Campus Ministry: the home of Fairfield’s retreats, community service programs and brand-new 144 gallon fish tank?

This past summer, the Pedro Arrupe, S.J. Campus Ministry Center on the first floor of Egan Chapel received an extensive remodel.

In addition to the fish tank, upgrades include laminate hardwood floors, overstuffed couches, oil paintings and a 63-inch flat screen HD television with Bose surround sound.
Where last year you would have seen a blank white wall upon walking into the Arrupe building, there is now a large entryway leading into the McGrath Commons, formerly the McGrath Room.

Rev. Michael J. Doody, director of Campus Ministry, orchestrated the building’s transformation.

Doody said when he started at Fairfield two years ago, his first impressions of the building were that it was similar to a doctor’s office: gray, uninviting and inhospitable.

Since that time, he has been working to make the building a place where students can feel free to walk in and make themselves at home.
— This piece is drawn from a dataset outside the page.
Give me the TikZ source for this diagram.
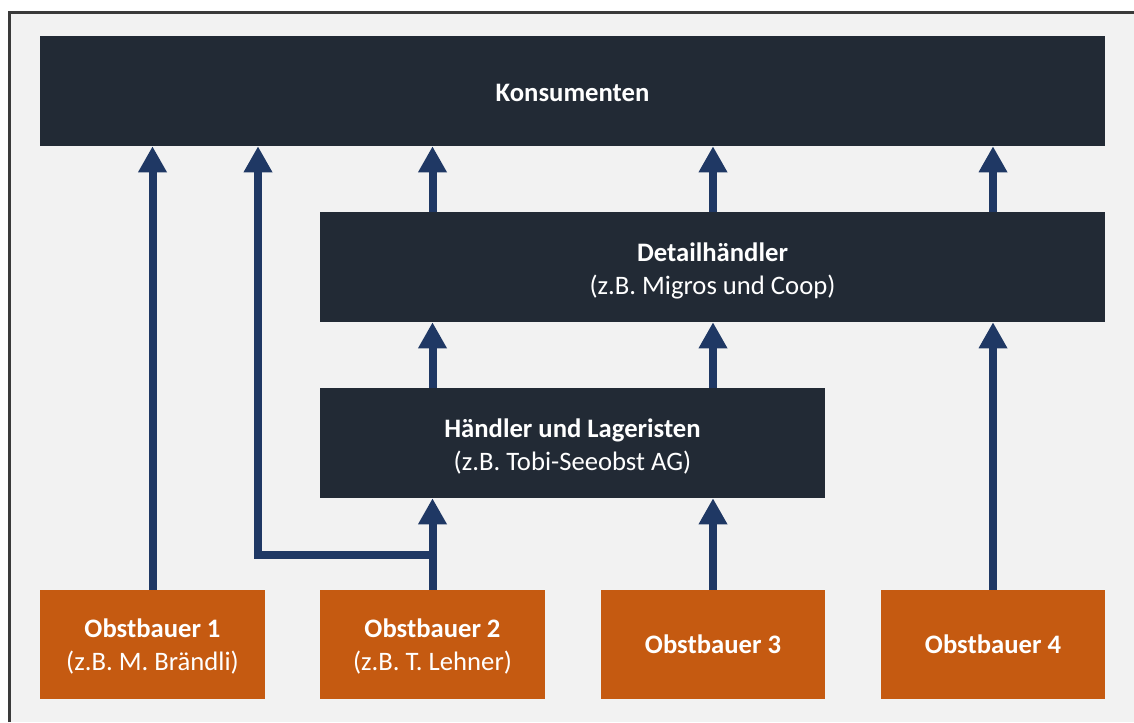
\documentclass[tikz,border=0pt]{standalone}
\usepackage{fontspec}
\setmainfont{Carlito}
\usetikzlibrary{arrows.meta}

\definecolor{boxdark}{HTML}{222A35}
\definecolor{farmer}{HTML}{C55A11}
\definecolor{flowblue}{HTML}{1F3864}
\definecolor{panel}{HTML}{F2F2F2}
\definecolor{framegray}{HTML}{3A3A3A}

\tikzset{
  block/.style={rectangle, inner sep=0pt},
  darkbox/.style={block, fill=boxdark},
  farmbox/.style={block, fill=farmer, minimum width=168.4pt, minimum height=81.75pt},
  caption/.style={inner sep=0pt, text=white, align=center,
    font=\fontsize{20}{24.75}\selectfont},
  flow/.style={draw=flowblue, line width=6pt,
    -{Triangle[width=20.25pt,length=19.5pt]}},
}

\begin{document}
\begin{tikzpicture}[x=0.75pt,y=-0.75pt]
  \useasboundingbox (0,0) rectangle (1134,722);
  % panel and its frame
  \fill[white] (0,0) rectangle (1134,722);
  \fill[panel] (9.5,12.5) rectangle (1134,722);
  \draw[framegray, line width=2.25pt] (9.5,722) -- (9.5,12.5) -- (1134,12.5);

  % chain levels
  \node[darkbox, minimum width=798.75pt, minimum height=82.5pt] (kons) at (572.5,91) {};
  \node[darkbox, minimum width=588.75pt, minimum height=82.5pt] (detail) at (712.5,267) {};
  \node[darkbox, minimum width=378.75pt, minimum height=82.5pt] (lager) at (572.5,443) {};

  % growers
  \node[farmbox] (ob1) at (152.5,644.5) {};
  \node[farmbox] (ob2) at (432.5,644.5) {};
  \node[farmbox] (ob3) at (713,644.5) {};
  \node[farmbox] (ob4) at (993,644.5) {};

  % captions
  \node[caption] (konsT) at ([yshift=-1.5pt]kons.center) {\textbf{Konsumenten}};
  \node[caption] (detailT) at ([yshift=-2.6pt]detail.center)
    {\textbf{Detailhändler}\\(z.B. Migros und Coop)};
  \node[caption] (lagerT) at ([yshift=-2.6pt]lager.center)
    {\textbf{Händler und Lageristen}\\(z.B. Tobi-Seeobst AG)};
  \node[caption] (ob1T) at ([yshift=-1.8pt]ob1.center) {\textbf{Obstbauer 1}\\(z.B. M. Brändli)};
  \node[caption] (ob2T) at ([yshift=-1.8pt]ob2.center) {\textbf{Obstbauer 2}\\(z.B. T. Lehner)};
  \node[caption] (ob3T) at (ob3.center) {\textbf{Obstbauer 3}};
  \node[caption] (ob4T) at (ob4.center) {\textbf{Obstbauer 4}};

  % flows of goods
  \coordinate (bend) at (258,555);
  \draw[flow] (ob1.north) -- (ob1.north |- kons.south);
  \draw[flow] (ob2.north) -- (ob2.north |- lager.south);
  \draw[flow] (ob2.north |- bend) -- (bend) -- (bend |- kons.south);
  \draw[flow] (ob3.north) -- (ob3.north |- lager.south);
  \draw[flow] (ob4.north) -- (ob4.north |- detail.south);
  \draw[flow] (ob2.north |- lager.north) -- (ob2.north |- detail.south);
  \draw[flow] (ob3.north |- lager.north) -- (ob3.north |- detail.south);
  \draw[flow] (ob2.north |- detail.north) -- (ob2.north |- kons.south);
  \draw[flow] (ob3.north |- detail.north) -- (ob3.north |- kons.south);
  \draw[flow] (ob4.north |- detail.north) -- (ob4.north |- kons.south);
\end{tikzpicture}
\end{document}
Doody said that the addition of the fish tank gives people who may be nervous about their first time visiting Campus Ministry an excuse to stop by and relax.

‘I’ve been pushing this for two years,’ said Doody, adding that Mark Reed, vice president for administrative services and student affairs, helped him to get everything that he wanted.

The building’s changes, which began in July, will be complete by the beginning of October.

Because the building is not finished, there has been no advertising as of yet.’

However, according to Doody, once the renovation is finished, there will be an official ribbon-cutting ceremony and open house.

Doody said that the new McGrath Commons, which hosts meetings for both on-campus groups like Eucharistic Ministers and off-campus groups like Alcoholics Anonymous, is meant to be a user-friendly, multi-functional room.

However, not all Fairfield community members agree.
Chris Staysniak ’10, a leader of the Kairos community and a member of the Ignatian Solidarity Corps, said that the building seems less practical and functional now.

‘Though it may look more inviting to some people, I think the new McGrath Commons looks like my Grandma’s house,’ said Staysniak.

‘I’m kind of afraid to touch anything.’

Staysniak said that he does not think the changes will entice more people to become involved in community service.

‘The kind of kid who comes in to do community service is going to do it regardless of there being a fish tank,’ said Staysniak.’ ‘Their priority isn’t having a nice place to sit, it’s going out and doing good works that they believe in.’

According to Staysniak, there is some resentment among those involved in Campus Ministry because of the lack of student participation in the decisions made about remodeling.

Kim Buesking, a senior involved in various aspects of Campus Ministry, said the McGrath Commons and its new decorations and renovations look nice, but she is not sure that it was the best use of the money.

‘I think those who are interested in Campus Ministry or community service don’t really care what it looks like,’ said Buesking.